せっかくのオフなのに、ノープランだった。本来なら、英国語学留学に行く予定だった。コロナ禍で来年こそは…と待っているうちに期限が差し迫ってきた。

最初の目標や予定の当てが外れると、何をすればいいのか、分からなくなってしまう。

国内英語留学はどうだろう? 英語漬けの毎日を送れば、停滞している英語学習の突破口になるかもしれないと思ったが、短期集中コースは満員で断念。

リフレッシュしようと思って、「女性一人旅」「リセット」「デトックス」とネット検索してみた。「疲れた心身を大自然の中で癒やす」といった惹句にひかれ、一度予約しかけたが、プログラムの詳細をよく見ると、「朝6時からヨガ」「朝食は梅湯」…。断食(ファスティング)の体験ツアーだった。
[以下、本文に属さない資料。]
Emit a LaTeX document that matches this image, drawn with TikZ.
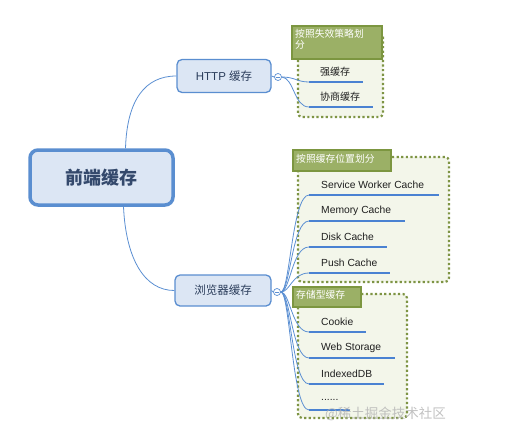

う~ん、私には耐えられそうにもないと慌ててキャンセルした。魅力的な宿泊地はあったけれど、猛暑の中で遠い場所へ行くことを考えただけでも疲れそうで、怖じ気づいてしまった。

ああでもなくこうでもなく思いあぐねて、3回は予約、キャンセルを繰り返した。プランを決めるだけでドッと疲れてしまった。休み慣れていない人間が休みを考えるのは難しい。